Sofern es die Akkukapazität und die Speicherkarte zulässt, ist es empfehlenswert im Tauchurlaub das Gehäuse nicht nach jedem Tauchgang zu öffnen, sondern nur einmal am Abend. Dies reduziert die Gefahr, dass O-Ringe verschmutzen oder das Gehäuse nicht richtig verschlossen wird. Hierzu soll man sich Zeit lassen und nicht husch husch zwischen Briefing und Tauchgang noch rasch die Kamera zusammen bauen. Für Aufnahmen über Wasser eignet sich z. B. die identische Ersatzkamera.

Nach jedem Verschliessen kontrollieren, ob die Kamera korrekt eingebaut ist, sich alle Tasten bedienen lassen, der Blitz richtig angeschlossen ist, ob alle Akkus geladen sind und eine Probeaufnahme mit Blitz machen.

Wenn das Unterwassegehäuse über eine längere Zeit gelagert werden soll, entweder die Rückwand öffnen oder den O-Ring entfernen, sonst kann sich dieser verformen und wird undicht.

Am besten werden Silica-Gel Päckchen in einem luftdichten Behälter zusammen mit einem ganz grossen gelagert. So können sie sich im ungenutzten Zustand weniger mit Luftfeuchtigkeit aufsaugen. Silica-Gel lässt sich nach Gebrauch wieder regenerieren, indem es im Backofen für ein paar Stunden auf etwa 80 °C erhitzt wird und so das aufgenommene Wasser ausgetrieben wird.

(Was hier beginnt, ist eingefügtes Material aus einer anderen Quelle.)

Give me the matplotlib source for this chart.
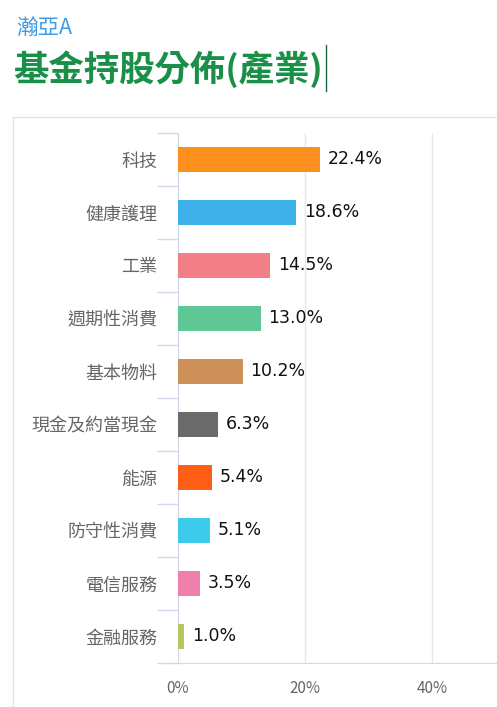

Sollte sich unter Wasser dennoch einmal der Port beschlagen, so hilft es oft, mit dem Finger oder Handballen so lange schnell darüber reiben, dass sich das Glas etwas erwärmt und der Beschlag auflöst. Man hat dann für die nächsten ein bis zwei Aufnahmen wieder freie Sicht. Das während dem Reiben entstehende Quietschen sorgt für verdutzte Gesichter bei Mittauchern und Fischen.